On the contrary, in your example, use_y lacking the lint is wholly justifiable, but absolutely a false negative.

The reason it doesn't trigger in that case is because the impl<T: Y> Y for &T implementation COULD diverge in behavior from a theoretical impl Y for OtherType implementation, though in the example you provided it doesn't. If it did diverge use_y(value) and use_y(&value) would have different behaviors and changing one to the other at the recommendation of a lint would be a mistake. Attempting to prove whether they diverge is obviously so complicated, and only even possible in the simplest of cases, that there's no point in even trying. Thus the lint is suppressed.

On the other hand, with no impl<T: X> X for &T, use_x(value) and use_x(&value) are guaranteed to have the same behavior aside from the fact that use_x(value) will drop value. Thus the only real advantage to fn use_x(x: impl X) is that the caller can omit the ampersand at the call site (in exchange for the potential extra monomorphized version of the function if you call it with both a u8 and &u8 for example) and in the rarest of rare cases may have to manually call mem::drop on the value.

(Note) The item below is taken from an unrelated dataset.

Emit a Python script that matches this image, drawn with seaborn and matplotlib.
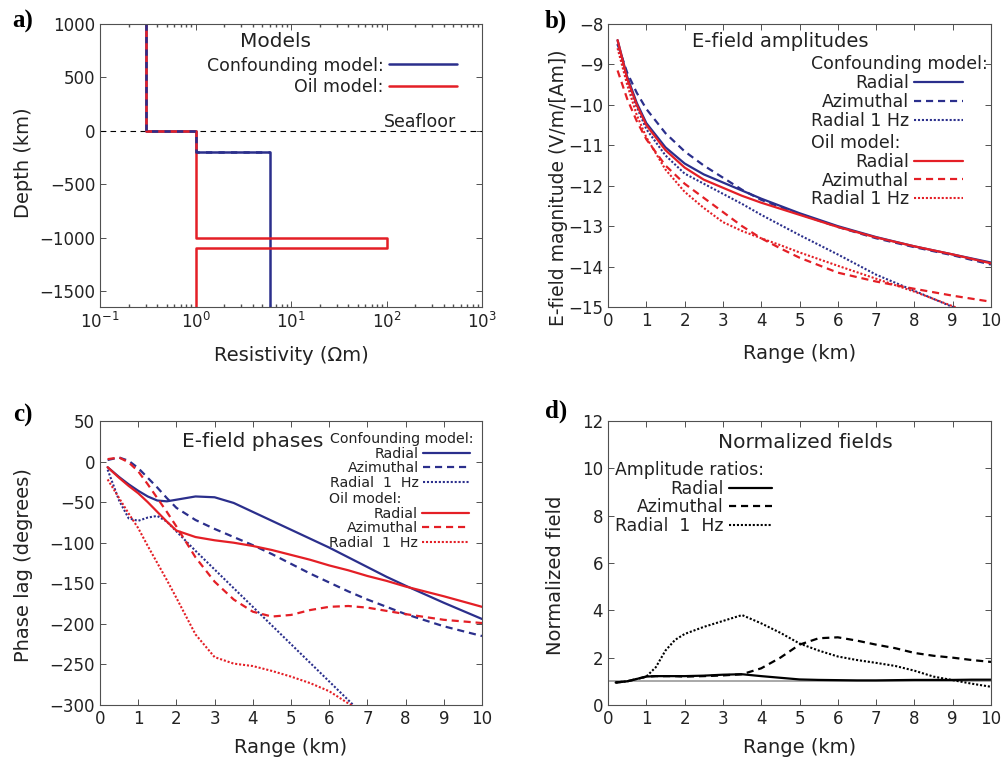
import numpy as np
import matplotlib
matplotlib.use("Agg")
import matplotlib.pyplot as plt
import seaborn as sns
from matplotlib.ticker import MultipleLocator, LogLocator, NullFormatter

# ---------------------------------------------------------------- data
# a) layered resistivity models (layer tops / bottoms in km, resistivity in ohm-m)
conf_top = [1000, 0, -200]
conf_bot = [0, -200, -2000]
conf_rho = [0.3, 1.0, 6.0]
oil_top = [1000, 0, -1000, -1100]
oil_bot = [0, -1000, -1100, -2000]
oil_rho = [0.3, 1.0, 100.0, 1.0]

# b) E-field amplitudes, log10 |E|
range_b = [0.25, 0.5, 0.75, 1, 1.5, 2, 2.5, 3, 3.5, 4, 4.5, 5, 6, 7, 8, 9, 10]
amp_conf_radial = [-8.4, -9.3, -9.95, -10.45, -11.05, -11.45, -11.72, -11.92, -12.12,
                   -12.32, -12.5, -12.68, -13.0, -13.27, -13.5, -13.7, -13.9]
amp_conf_azim = [-8.5, -9.2, -9.7, -10.1, -10.7, -11.15, -11.5, -11.8, -12.1,
                 -12.35, -12.53, -12.7, -13.02, -13.3, -13.52, -13.72, -13.95]
amp_conf_1hz = [-8.5, -9.4, -10.05, -10.6, -11.25, -11.7, -11.95, -12.2, -12.45,
                -12.72, -12.97, -13.22, -13.7, -14.2, -14.6, -15.0, -15.4]
amp_oil_radial = [-8.4, -9.35, -10.0, -10.5, -11.12, -11.55, -11.85, -12.05, -12.25,
                  -12.42, -12.57, -12.72, -13.02, -13.28, -13.5, -13.7, -13.92]
amp_oil_azim = [-9.15, -9.85, -10.4, -10.85, -11.5, -11.95, -12.3, -12.65, -13.0,
                -13.3, -13.55, -13.78, -14.15, -14.37, -14.55, -14.72, -14.87]
amp_oil_1hz = [-8.6, -9.5, -10.25, -10.8, -11.6, -12.15, -12.55, -12.9, -13.12,
               -13.3, -13.47, -13.65, -13.98, -14.3, -14.62, -14.98, -15.35]

# c) E-field phases (degrees)
range_c = [0.2, 0.5, 0.75, 1, 1.25, 1.5, 1.75, 2, 2.5, 3, 3.5, 4, 4.5, 5, 5.5, 6,
           6.5, 7, 7.5, 8, 9, 10]
ph_conf_radial = [-7, -19, -28, -36, -43, -48, -49, -47, -43, -44, -51, -62, -73, -84,
                  -95, -106, -118, -130, -142, -153, -174, -194]
ph_conf_azim = [2, 5, 1, -8, -20, -32, -45, -57, -72, -83, -93, -103, -114, -126,
                -138, -149, -160, -170, -179, -188, -203, -215]
ph_oil_radial = [-7, -20, -30, -39, -50, -62, -74, -85, -93, -97, -100, -104, -109,
                 -115, -121, -128, -134, -141, -147, -154, -166, -179]
ph_oil_azim = [3, 5, -1, -12, -28, -45, -62, -80, -118, -148, -170, -185, -191, -189,
               -183, -179, -178, -180, -184, -188, -195, -199]
range_c_1hz = [0.2, 0.5, 0.75, 1, 1.25, 1.5, 1.75, 2, 2.5, 3, 3.5, 4, 4.5, 5, 5.5, 6,
               6.5, 7]
ph_conf_1hz = [-10, -48, -70, -73, -69, -67, -74, -86, -110, -133, -156, -179, -202,
               -225, -248, -271, -294, -317]
ph_oil_1hz = [-22, -45, -64, -82, -104, -125, -146, -168, -213, -241, -249, -252,
              -258, -265, -273, -283, -298, -312]

# d) amplitude ratios oil / confounding
range_d = [0.2, 0.5, 0.75, 1, 1.25, 1.5, 1.75, 2, 2.5, 3, 3.5, 4, 4.5, 5, 5.5, 6,
           6.5, 7, 7.5, 8, 8.5, 9, 9.5, 10]
ratio_radial = [0.95, 1.0, 1.1, 1.2, 1.22, 1.22, 1.22, 1.22, 1.24, 1.28, 1.3, 1.22,
                1.15, 1.08, 1.06, 1.05, 1.04, 1.04, 1.05, 1.06, 1.06, 1.06, 1.07, 1.07]
ratio_azim = [0.95, 1.0, 1.1, 1.2, 1.22, 1.22, 1.22, 1.2, 1.22, 1.25, 1.3, 1.55, 2.0,
              2.55, 2.82, 2.86, 2.72, 2.55, 2.4, 2.2, 2.08, 2.0, 1.9, 1.82]
ratio_1hz = [0.95, 1.0, 1.1, 1.2, 1.6, 2.3, 2.75, 3.0, 3.3, 3.55, 3.8, 3.45, 3.05,
             2.6, 2.3, 2.05, 1.9, 1.78, 1.65, 1.45, 1.2, 1.05, 0.9, 0.77]

# ---------------------------------------------------------------- style
sns.set_theme(style="ticks")
TXT = "#222222"
plt.rcParams.update({
    "font.family": ["DejaVu Sans"],
    "axes.edgecolor": "#505050",
    "axes.linewidth": 0.8,
    "axes.labelcolor": TXT,
    "text.color": TXT,
    "xtick.color": "#505050",
    "ytick.color": "#505050",
    "xtick.labelcolor": TXT,
    "ytick.labelcolor": TXT,
    "xtick.direction": "in",
    "ytick.direction": "in",
    "xtick.top": True,
    "ytick.right": True,
    "xtick.major.size": 4,
    "ytick.major.size": 4,
    "xtick.minor.size": 2.2,
    "ytick.minor.size": 2.2,
    "xtick.major.width": 0.7,
    "ytick.major.width": 0.7,
    "xtick.labelsize": 12,
    "ytick.labelsize": 12,
    "axes.labelsize": 14,
})

BLUE = "#2b2f8c"
RED = "#e41f26"
DOT = (0, (1, 0.9))
DASH = (0, (3.2, 2.2))
LW = 1.6

W, H = 1006, 763
fig = plt.figure(figsize=(W / 100, H / 100), dpi=100)


def axes_px(left, top, right, bottom):
    return fig.add_axes([left / W, 1 - bottom / H, (right - left) / W, (bottom - top) / H])


ax_a = axes_px(100, 24, 482, 307)
ax_b = axes_px(608, 24, 991, 307)
ax_c = axes_px(100, 421, 482, 705)
ax_d = axes_px(608, 421, 991, 705)


def profile(tops, bots, rhos):
    depth = np.ravel(np.column_stack([tops, bots]))
    rho = np.repeat(rhos, 2)
    return rho, depth


def line(ax, x, y, color, ls="-", lw=LW, **kw):
    sns.lineplot(x=x, y=y, ax=ax, color=color, linestyle=ls, linewidth=lw,
                 sort=False, estimator=None, legend=False, **kw)
    return ax.lines[-1]


def legend(ax, handles, labels, title, size, anchor, loc, hlen, spacing=0.05):
    leg = ax.legend(handles, labels, title=title, loc=loc, bbox_to_anchor=anchor,
                    frameon=False, markerfirst=False, fontsize=size,
                    title_fontsize=size, handlelength=hlen, handletextpad=0.3,
                    labelspacing=spacing, borderpad=0, borderaxespad=0,
                    alignment="left", labelcolor=TXT)
    if title:
        leg.get_title().set_color(TXT)
    # keep it as a plain artist so several legends can share one axes
    ax.legend_ = None
    ax.add_artist(leg)
    return leg


# ---------------------------------------------------------------- a) models
cx, cy = profile(conf_top, conf_bot, conf_rho)
ox, oy = profile(oil_top, oil_bot, oil_rho)
ax_a.axhline(0, color="black", lw=0.8, linestyle=(0, (5, 4)))
h_conf = line(ax_a, cx, cy, BLUE, lw=1.8)
h_oil = line(ax_a, ox, oy, RED, lw=1.8)
shared = cy >= conf_bot[1]
line(ax_a, cx[shared], cy[shared], BLUE, ls=(0, (2.5, 2.5)), lw=1.8)
ax_a.set_xscale("log")
ax_a.set_xlim(0.1, 1000)
ax_a.set_ylim(-1650, 1000)
ax_a.xaxis.set_major_locator(LogLocator(base=10, numticks=10))
ax_a.xaxis.set_minor_locator(LogLocator(base=10, subs=np.arange(2, 10), numticks=20))
ax_a.xaxis.set_minor_formatter(NullFormatter())
ax_a.yaxis.set_major_locator(MultipleLocator(500))
ax_a.set_xlabel("Resistivity (Ωm)", labelpad=10)
ax_a.set_ylabel("Depth (km)")
ax_a.yaxis.set_label_coords(-0.175, 0.51)
ax_a.text(0.46, 0.92, "Models", transform=ax_a.transAxes, ha="center",
          va="baseline", fontsize=14.5)
ax_a.text(0.931, 0.637, "Seafloor", transform=ax_a.transAxes, ha="right",
          va="baseline", fontsize=12.5)
legend(ax_a, [h_conf, h_oil], ["Confounding model:", "Oil model:"], None, 12.5,
       (0.935, 0.885), "upper right", 3.95, spacing=0.2)

# ---------------------------------------------------------------- b) amplitudes
hb = [line(ax_b, range_b, amp_conf_radial, BLUE),
      line(ax_b, range_b, amp_conf_azim, BLUE, DASH),
      line(ax_b, range_b, amp_conf_1hz, BLUE, DOT, lw=1.5),
      line(ax_b, range_b, amp_oil_radial, RED),
      line(ax_b, range_b, amp_oil_azim, RED, DASH),
      line(ax_b, range_b, amp_oil_1hz, RED, DOT, lw=1.5)]
ax_b.set_xlim(0, 10)
ax_b.set_ylim(-15, -8)
ax_b.xaxis.set_major_locator(MultipleLocator(1))
ax_b.yaxis.set_major_locator(MultipleLocator(1))
ax_b.set_xlabel("Range (km)", labelpad=10)
ax_b.set_ylabel("E-field magnitude (V/m/[Am])", fontsize=13.5)
ax_b.yaxis.set_label_coords(-0.104, 0.42)
ax_b.text(0.449, 0.92, "E-field amplitudes", transform=ax_b.transAxes, ha="center",
          va="baseline", fontsize=14)
labels_b = ["Radial", "Azimuthal", "Radial 1 Hz"]
legend(ax_b, hb[:3], labels_b, "Confounding model:", 12.5, (0.53, 0.89),
       "upper left", 2.8)
legend(ax_b, hb[3:], labels_b, "Oil model:", 12.5, (0.53, 0.612), "upper left", 2.8)

# ---------------------------------------------------------------- c) phases
hc = [line(ax_c, range_c, ph_conf_radial, BLUE),
      line(ax_c, range_c, ph_conf_azim, BLUE, DASH),
      line(ax_c, range_c_1hz, ph_conf_1hz, BLUE, DOT, lw=1.5),
      line(ax_c, range_c, ph_oil_radial, RED),
      line(ax_c, range_c, ph_oil_azim, RED, DASH),
      line(ax_c, range_c_1hz, ph_oil_1hz, RED, DOT, lw=1.5)]
ax_c.set_xlim(0, 10)
ax_c.set_ylim(-300, 50)
ax_c.xaxis.set_major_locator(MultipleLocator(1))
ax_c.yaxis.set_major_locator(MultipleLocator(50))
ax_c.set_xlabel("Range (km)", labelpad=7)
ax_c.set_ylabel("Phase lag (degrees)")
ax_c.yaxis.set_label_coords(-0.175, 0.493)
ax_c.text(0.40, 0.909, "E-field phases", transform=ax_c.transAxes, ha="center",
          va="baseline", fontsize=14.5)
labels_c = ["Radial", "Azimuthal", "Radial  1  Hz"]
legend(ax_c, hc[:3], labels_c, "Confounding model:", 10.2, (0.602, 0.962),
       "upper left", 3.3)
legend(ax_c, hc[3:], labels_c, "Oil model:", 10.2, (0.600, 0.75), "upper left", 3.3)

# ---------------------------------------------------------------- d) ratios
ax_d.axhline(1, color="0.6", lw=1.2)
hd = [line(ax_d, range_d, ratio_radial, "black"),
      line(ax_d, range_d, ratio_azim, "black", DASH),
      line(ax_d, range_d, ratio_1hz, "black", DOT, lw=1.5)]
ax_d.set_xlim(0, 10)
ax_d.set_ylim(0, 12)
ax_d.xaxis.set_major_locator(MultipleLocator(1))
ax_d.yaxis.set_major_locator(MultipleLocator(2))
ax_d.set_xlabel("Range (km)", labelpad=7)
ax_d.set_ylabel("Normalized field")
ax_d.yaxis.set_label_coords(-0.112, 0.455)
ax_d.text(0.515, 0.904, "Normalized fields", transform=ax_d.transAxes, ha="center",
          va="baseline", fontsize=14.5)
legend(ax_d, hd, labels_c, "Amplitude ratios:", 12.4, (0.018, 0.86), "upper left", 2.55)

# ---------------------------------------------------------------- panel letters
for lx, ly, letter in [(12, 28, "a)"), (545, 28, "b)"), (13, 422, "c)"), (545, 418, "d)")]:
    fig.text(lx / W, 1 - ly / H, letter, fontsize=18, fontweight="bold",
             family="Liberation Serif", va="baseline", ha="left", color="black")

fig.savefig("out.png", dpi=100)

Any performance benefits that could be gained from things like passing u8 rather than &u8 are going to be dwarfed by the downsides of accidentally passing an [[f32; 4]; 4] type matrix rather than &[[f32; 4]; 4]. At the same time, when giving ownership you want to keep, intuition and the compiler both lead to calling clone rather than just adding an ampersand, which is also an obvious performance sink.